What the 46-year-old Phillips did was devastate his family and destroy a bright and lucrative career.

“I’ve broken my wife’s heart,” Phillips said. “I’ve damaged her and our relationship in a terrible way.”

Disastrous liaison
Last August, Brooke Hundley, a 22-year-old production assistant at ESPN, told Phillips’ wife, Marni, that she had had an affair with him. Hundley, who also contacted Phillips’ 16-year-old son through the Internet, posing as a classmate, confronted Marni Phillips in front of her home. Terrified, Marni Phillips called the police on the young woman.

Phillips’ sex addiction had gotten him in trouble before. In 1998, while he was the general manager of the New York Mets, a co-worker filed a sexual harassment suit against him that forced him to take a brief leave of absence from his job. The case was settled out of court.

Phillips told Lauer that he knew he had a problem back then, but he didn’t look at it as an addiction.

“I didn’t go to a clinic; I just got some local therapy,” he said. “I tried to manage everything on my own. I didn’t get the appropriate help that I needed.”

Everything finally came crashing down when he had three sexual adventures with Hundley last summer. After the affair ended, Hundley contacted Marni and then the eldest of the Phillips’ four sons. When Marni made her 911 call after Hundley confronted her in her own driveway, the story hit the New York tabloids, which had a field day with the salacious story.

“I think of all that my family’s gone through,” Phillips said. “People choose to participate in a relationship, but my wife and kids didn’t. With what my wife and kids have gone through, the trauma that they’ve faced, not only from having a father and a husband that’s a sex addict, but the trauma of the media attention, they’ve been through a lot.”

Seeking help
Phillips told Lauer that he actually realized he was out of control after he broke off the affair with Hundley. 

“I started calling facilities in August, well before everything blew up, and before there really was a problem where I ended up losing my job,” he said. “I knew I had a problem; I needed to get help.”
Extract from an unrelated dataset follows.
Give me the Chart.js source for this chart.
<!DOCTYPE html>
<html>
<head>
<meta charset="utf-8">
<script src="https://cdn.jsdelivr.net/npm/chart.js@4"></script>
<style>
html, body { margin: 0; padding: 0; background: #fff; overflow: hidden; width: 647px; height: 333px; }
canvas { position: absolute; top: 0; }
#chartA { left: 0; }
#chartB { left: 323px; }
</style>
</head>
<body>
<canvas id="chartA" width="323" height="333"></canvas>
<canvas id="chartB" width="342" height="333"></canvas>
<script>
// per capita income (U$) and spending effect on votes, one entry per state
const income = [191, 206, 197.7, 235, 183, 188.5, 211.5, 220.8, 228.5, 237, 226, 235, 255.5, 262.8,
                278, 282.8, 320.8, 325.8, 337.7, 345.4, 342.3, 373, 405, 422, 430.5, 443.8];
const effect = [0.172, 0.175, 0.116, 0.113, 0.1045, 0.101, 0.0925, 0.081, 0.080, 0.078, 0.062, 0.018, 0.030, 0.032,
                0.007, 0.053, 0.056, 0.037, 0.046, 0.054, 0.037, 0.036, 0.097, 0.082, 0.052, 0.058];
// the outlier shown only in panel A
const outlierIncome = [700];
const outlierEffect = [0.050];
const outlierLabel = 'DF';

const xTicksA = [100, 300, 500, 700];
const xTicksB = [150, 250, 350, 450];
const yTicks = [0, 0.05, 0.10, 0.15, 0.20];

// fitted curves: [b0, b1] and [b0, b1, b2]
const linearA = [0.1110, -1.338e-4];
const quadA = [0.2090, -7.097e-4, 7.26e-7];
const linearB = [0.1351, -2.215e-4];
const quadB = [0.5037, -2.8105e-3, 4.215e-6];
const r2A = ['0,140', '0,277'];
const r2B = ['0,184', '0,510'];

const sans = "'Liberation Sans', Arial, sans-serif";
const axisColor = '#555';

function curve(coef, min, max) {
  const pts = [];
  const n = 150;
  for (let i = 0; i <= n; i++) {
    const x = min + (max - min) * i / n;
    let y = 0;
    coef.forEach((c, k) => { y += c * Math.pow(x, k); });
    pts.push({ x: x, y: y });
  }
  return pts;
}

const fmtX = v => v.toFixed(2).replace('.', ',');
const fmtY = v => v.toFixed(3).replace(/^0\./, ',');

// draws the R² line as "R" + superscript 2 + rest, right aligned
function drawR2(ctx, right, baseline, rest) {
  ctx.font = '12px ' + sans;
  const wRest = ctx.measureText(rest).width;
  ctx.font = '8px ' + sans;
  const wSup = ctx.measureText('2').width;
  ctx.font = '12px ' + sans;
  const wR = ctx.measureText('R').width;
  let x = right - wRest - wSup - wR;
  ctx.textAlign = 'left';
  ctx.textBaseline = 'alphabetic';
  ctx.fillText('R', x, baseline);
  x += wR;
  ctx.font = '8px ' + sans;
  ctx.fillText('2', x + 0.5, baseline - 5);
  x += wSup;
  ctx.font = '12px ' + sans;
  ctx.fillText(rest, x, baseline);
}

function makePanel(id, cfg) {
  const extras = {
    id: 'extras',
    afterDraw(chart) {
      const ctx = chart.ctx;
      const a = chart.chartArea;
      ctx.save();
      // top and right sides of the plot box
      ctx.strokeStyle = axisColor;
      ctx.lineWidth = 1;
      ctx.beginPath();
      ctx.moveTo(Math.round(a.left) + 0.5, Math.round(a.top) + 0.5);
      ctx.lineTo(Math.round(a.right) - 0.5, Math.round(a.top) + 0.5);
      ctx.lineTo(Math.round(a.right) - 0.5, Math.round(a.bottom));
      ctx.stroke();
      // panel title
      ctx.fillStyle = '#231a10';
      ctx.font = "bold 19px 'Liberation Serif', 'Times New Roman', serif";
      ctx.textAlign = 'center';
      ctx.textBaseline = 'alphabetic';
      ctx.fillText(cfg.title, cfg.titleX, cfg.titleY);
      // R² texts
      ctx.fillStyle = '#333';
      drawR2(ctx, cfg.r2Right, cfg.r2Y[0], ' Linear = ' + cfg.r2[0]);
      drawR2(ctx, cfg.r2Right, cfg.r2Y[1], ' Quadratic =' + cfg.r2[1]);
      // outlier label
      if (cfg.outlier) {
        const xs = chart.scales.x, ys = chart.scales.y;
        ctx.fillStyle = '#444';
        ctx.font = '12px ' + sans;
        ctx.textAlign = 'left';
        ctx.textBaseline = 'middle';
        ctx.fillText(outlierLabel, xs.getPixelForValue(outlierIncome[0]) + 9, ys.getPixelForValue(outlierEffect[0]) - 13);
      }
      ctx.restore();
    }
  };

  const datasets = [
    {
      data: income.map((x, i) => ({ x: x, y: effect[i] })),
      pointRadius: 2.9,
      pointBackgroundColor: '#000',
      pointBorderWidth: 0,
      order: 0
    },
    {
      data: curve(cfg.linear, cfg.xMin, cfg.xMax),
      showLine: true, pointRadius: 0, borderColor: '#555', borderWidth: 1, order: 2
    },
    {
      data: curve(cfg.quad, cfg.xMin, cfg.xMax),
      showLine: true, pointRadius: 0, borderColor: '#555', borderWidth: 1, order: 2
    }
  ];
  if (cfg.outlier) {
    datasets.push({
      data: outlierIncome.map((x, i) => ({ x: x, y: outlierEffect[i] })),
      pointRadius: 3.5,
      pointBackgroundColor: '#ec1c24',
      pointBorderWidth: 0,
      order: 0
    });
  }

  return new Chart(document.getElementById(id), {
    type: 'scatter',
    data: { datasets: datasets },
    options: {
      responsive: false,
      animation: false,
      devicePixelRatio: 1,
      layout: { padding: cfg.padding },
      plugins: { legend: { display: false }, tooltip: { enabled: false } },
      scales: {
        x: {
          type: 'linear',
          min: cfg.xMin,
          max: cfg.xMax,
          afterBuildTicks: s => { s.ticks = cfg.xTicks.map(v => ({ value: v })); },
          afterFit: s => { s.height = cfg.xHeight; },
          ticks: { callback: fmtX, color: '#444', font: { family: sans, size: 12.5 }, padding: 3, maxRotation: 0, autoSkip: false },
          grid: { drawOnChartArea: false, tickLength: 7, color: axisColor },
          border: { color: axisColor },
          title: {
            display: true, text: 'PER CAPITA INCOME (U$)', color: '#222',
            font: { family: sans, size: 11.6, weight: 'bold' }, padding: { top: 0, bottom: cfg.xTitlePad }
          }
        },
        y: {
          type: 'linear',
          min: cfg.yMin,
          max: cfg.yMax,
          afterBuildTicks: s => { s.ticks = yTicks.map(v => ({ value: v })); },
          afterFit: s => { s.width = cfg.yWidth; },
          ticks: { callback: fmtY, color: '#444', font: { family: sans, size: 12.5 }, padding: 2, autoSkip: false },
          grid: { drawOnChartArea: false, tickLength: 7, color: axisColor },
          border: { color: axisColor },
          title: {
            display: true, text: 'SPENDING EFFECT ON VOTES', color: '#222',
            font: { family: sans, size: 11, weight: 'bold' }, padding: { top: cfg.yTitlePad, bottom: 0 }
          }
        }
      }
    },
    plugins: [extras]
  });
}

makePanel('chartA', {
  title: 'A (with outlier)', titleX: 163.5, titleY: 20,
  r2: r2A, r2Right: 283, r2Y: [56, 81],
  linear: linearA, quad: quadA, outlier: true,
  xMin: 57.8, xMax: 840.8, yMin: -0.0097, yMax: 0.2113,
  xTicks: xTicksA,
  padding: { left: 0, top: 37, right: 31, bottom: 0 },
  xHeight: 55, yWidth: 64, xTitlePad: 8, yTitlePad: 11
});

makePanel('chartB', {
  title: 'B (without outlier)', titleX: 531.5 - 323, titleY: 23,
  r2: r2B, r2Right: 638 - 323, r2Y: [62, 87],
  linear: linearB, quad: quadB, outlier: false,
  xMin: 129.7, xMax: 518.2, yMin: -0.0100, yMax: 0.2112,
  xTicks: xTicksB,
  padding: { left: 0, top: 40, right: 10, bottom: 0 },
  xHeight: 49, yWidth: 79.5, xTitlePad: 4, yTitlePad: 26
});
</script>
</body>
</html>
By the time he entered treatment in October, both Phillips and Hundley had been fired by ESPN. Now living in California, Hundley told NBC News that she regrets what happened.
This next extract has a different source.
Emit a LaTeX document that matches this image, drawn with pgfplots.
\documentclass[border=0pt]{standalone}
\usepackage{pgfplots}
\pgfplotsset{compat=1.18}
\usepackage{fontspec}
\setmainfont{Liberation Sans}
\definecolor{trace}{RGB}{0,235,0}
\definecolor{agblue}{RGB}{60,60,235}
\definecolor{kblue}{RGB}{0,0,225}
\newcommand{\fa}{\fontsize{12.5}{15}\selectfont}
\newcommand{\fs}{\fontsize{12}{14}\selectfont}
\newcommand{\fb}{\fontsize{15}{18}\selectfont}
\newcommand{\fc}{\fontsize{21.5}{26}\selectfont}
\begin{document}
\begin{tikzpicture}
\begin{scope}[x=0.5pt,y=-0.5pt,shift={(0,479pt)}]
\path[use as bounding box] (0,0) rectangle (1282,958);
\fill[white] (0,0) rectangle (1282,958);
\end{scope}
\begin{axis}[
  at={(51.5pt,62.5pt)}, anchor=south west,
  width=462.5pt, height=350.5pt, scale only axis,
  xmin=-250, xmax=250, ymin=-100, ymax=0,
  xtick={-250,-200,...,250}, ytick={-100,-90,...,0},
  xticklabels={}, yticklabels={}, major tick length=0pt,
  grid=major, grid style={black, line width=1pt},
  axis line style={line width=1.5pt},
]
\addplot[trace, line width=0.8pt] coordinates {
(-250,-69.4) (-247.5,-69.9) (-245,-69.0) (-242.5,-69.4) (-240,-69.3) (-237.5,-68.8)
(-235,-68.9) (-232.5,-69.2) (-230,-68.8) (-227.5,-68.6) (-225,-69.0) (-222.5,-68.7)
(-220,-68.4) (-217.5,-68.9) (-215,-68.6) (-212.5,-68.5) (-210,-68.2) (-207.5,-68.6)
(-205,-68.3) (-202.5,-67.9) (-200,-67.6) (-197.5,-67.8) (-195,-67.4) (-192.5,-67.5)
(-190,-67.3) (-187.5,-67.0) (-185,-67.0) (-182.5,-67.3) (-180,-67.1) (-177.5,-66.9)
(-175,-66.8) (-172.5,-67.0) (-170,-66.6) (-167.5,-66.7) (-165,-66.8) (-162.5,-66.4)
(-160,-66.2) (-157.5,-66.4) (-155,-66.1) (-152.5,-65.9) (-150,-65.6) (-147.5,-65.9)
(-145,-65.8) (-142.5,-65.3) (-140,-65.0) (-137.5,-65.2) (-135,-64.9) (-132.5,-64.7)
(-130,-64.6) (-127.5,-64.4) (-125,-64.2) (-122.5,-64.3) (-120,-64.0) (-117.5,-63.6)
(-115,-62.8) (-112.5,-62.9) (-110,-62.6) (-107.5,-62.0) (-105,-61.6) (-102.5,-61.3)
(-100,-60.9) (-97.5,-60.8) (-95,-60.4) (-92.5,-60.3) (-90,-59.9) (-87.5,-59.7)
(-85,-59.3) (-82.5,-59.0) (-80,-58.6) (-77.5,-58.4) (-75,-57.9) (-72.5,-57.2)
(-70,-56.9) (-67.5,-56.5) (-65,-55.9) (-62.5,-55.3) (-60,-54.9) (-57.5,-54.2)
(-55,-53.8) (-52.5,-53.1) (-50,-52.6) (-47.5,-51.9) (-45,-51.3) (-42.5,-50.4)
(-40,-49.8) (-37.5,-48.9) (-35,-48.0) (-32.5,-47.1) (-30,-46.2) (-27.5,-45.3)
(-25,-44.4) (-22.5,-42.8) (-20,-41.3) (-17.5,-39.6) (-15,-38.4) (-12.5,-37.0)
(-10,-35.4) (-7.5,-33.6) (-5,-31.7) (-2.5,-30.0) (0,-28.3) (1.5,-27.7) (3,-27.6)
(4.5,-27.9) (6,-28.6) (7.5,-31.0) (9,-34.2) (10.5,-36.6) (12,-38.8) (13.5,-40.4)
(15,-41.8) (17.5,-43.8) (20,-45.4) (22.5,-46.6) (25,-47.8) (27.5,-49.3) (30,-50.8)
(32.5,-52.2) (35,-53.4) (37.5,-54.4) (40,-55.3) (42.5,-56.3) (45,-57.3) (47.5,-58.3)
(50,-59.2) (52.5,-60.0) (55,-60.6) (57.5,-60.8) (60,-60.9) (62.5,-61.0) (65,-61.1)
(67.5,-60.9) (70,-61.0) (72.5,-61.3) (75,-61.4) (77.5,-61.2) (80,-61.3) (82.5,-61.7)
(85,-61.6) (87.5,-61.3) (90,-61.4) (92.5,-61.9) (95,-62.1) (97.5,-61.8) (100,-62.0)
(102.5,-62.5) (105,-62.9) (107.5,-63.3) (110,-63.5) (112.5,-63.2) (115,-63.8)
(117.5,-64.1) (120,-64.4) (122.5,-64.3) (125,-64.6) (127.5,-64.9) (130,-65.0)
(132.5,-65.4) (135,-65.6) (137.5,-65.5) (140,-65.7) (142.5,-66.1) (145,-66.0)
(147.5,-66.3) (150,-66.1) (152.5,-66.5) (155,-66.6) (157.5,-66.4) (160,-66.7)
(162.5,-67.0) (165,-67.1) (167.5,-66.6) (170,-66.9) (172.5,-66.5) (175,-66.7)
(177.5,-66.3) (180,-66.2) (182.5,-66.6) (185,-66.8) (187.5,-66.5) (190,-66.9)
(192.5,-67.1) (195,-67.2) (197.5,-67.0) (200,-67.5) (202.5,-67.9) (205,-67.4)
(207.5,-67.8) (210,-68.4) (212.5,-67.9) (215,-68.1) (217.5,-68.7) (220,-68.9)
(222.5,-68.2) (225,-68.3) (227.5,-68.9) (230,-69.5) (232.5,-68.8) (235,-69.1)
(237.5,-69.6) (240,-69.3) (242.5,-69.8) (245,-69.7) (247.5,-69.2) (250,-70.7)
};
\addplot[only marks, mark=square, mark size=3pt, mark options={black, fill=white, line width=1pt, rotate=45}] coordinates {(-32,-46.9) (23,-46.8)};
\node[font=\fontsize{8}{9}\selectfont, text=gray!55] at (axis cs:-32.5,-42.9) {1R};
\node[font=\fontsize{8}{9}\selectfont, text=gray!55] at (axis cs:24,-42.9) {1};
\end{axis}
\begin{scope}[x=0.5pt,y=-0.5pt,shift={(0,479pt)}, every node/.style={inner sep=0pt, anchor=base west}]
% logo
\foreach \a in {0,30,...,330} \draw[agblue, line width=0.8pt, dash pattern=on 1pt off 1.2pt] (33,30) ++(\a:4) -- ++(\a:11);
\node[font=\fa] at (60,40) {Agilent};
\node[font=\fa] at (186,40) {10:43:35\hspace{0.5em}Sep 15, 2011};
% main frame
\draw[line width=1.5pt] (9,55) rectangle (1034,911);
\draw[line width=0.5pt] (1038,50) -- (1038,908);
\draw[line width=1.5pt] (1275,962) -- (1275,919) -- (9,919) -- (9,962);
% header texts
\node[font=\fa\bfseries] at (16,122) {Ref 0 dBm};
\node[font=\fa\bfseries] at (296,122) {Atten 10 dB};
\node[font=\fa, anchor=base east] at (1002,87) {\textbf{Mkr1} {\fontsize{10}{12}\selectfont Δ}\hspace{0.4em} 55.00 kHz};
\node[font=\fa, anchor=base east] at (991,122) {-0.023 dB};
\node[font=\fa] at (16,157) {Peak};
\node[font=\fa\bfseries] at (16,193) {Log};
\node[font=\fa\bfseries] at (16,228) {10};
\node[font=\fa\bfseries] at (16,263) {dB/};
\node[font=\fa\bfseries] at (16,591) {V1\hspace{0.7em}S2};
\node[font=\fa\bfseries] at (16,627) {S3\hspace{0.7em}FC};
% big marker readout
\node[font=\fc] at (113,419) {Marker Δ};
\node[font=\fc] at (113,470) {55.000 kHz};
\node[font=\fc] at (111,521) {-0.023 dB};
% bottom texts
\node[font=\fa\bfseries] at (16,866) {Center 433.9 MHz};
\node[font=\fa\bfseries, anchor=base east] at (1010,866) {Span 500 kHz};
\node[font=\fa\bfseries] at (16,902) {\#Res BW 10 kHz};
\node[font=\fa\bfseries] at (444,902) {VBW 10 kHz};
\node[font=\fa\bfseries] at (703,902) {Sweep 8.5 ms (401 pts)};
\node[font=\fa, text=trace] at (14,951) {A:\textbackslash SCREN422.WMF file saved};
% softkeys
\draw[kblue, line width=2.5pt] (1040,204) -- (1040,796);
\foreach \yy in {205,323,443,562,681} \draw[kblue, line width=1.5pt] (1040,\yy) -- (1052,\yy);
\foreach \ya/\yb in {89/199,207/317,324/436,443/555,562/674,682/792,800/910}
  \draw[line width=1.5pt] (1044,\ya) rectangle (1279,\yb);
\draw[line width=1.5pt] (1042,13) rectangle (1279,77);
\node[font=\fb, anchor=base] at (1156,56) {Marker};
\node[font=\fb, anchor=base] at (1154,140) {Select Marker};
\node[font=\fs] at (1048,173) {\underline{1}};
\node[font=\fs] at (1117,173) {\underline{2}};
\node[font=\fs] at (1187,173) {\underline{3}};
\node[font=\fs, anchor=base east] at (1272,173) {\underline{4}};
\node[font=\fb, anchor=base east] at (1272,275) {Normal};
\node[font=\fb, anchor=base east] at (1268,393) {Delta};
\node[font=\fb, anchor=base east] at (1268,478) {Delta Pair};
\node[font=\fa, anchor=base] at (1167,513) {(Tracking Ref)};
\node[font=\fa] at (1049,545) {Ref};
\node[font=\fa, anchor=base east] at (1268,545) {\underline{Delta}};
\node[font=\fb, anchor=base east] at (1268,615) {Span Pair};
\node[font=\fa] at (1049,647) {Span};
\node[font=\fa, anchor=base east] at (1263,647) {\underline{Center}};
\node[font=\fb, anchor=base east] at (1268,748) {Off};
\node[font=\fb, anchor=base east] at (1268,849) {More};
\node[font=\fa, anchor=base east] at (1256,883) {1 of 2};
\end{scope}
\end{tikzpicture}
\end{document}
“I’m sorry for him and his family. I’m sorry for my family. I was 22; I made some mistakes. If I could take them back, I would, OK?” she said.
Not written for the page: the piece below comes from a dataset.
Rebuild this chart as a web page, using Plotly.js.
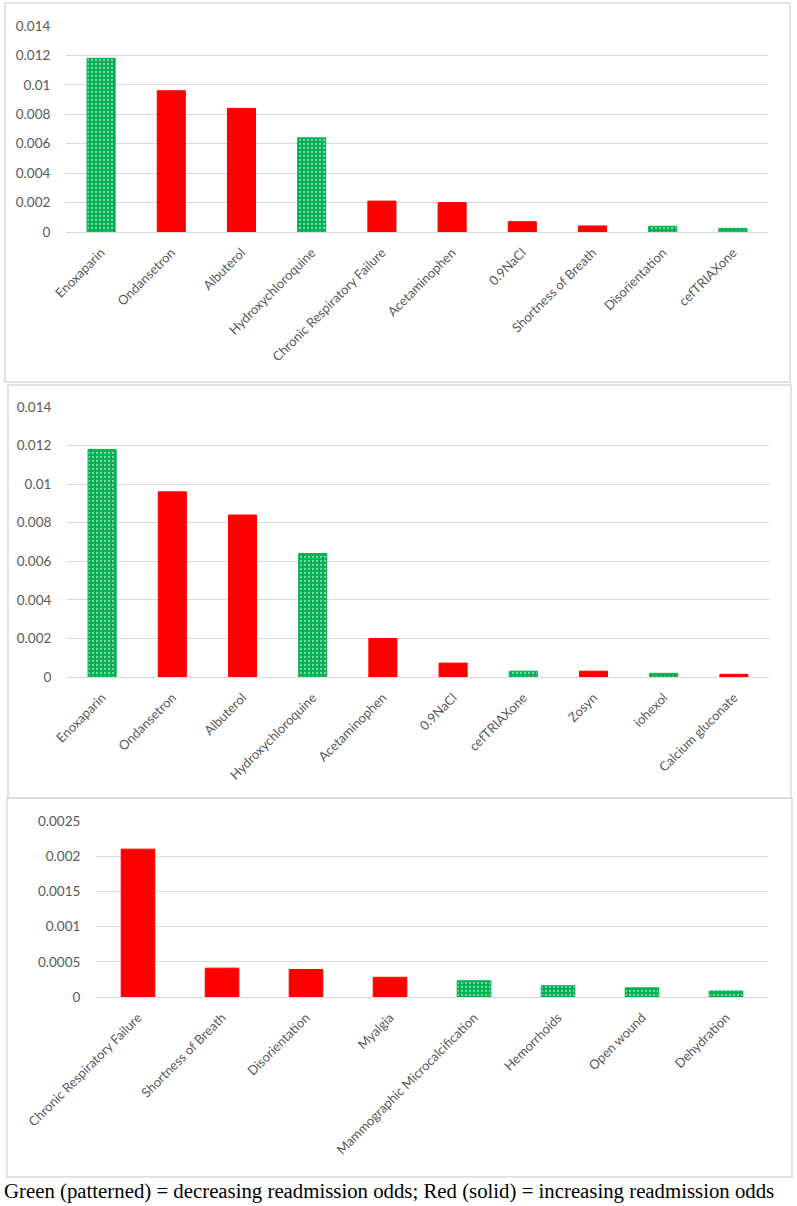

The program Phillips completed is a 12-step program similar to Alcoholics Anonymous, whose first step calls on members to recognize that they are powerless over their addictions and their lives have become unmanageable.

“People who go there are broken people,” Phillips explained. “That’s really the essence of the addiction, that you’re broken inside. You’ve got a hole that you’ve tried to fill, whether it was with alcohol or drugs or sex or gambling, with whatever.

“You go there and try to get the basics of why did you do what you did,” he added. “For most addicts, whether it’s alcohol or sex or whatever, it is that you have that hole inside based upon shame and trauma that occurred from childhood.”

Uncertain future
Phillips did not address his specific trauma, instead choosing to address how it affected him.

“I did get to the basis of my issue,” he told Lauer. “When I made a mistake, it wasn’t that I made a mistake, I thought I was a mistake. When I failed, I thought I was a failure. When I disappointed somebody, I internalized it that I was a disappointment.”

And he tried to make it better by having sex with women other than his wife.

Marni Phillips filed for divorce last fall, but the couple are together since Phillips completed his 45-day treatment program and are trying to work out their problems. He said it’s not easy, and it’s by no means certain that they will not divorce.

“I’m working my tail off to try to save my marriage,” Phillips said. “I don’t know what the ultimate result will be.”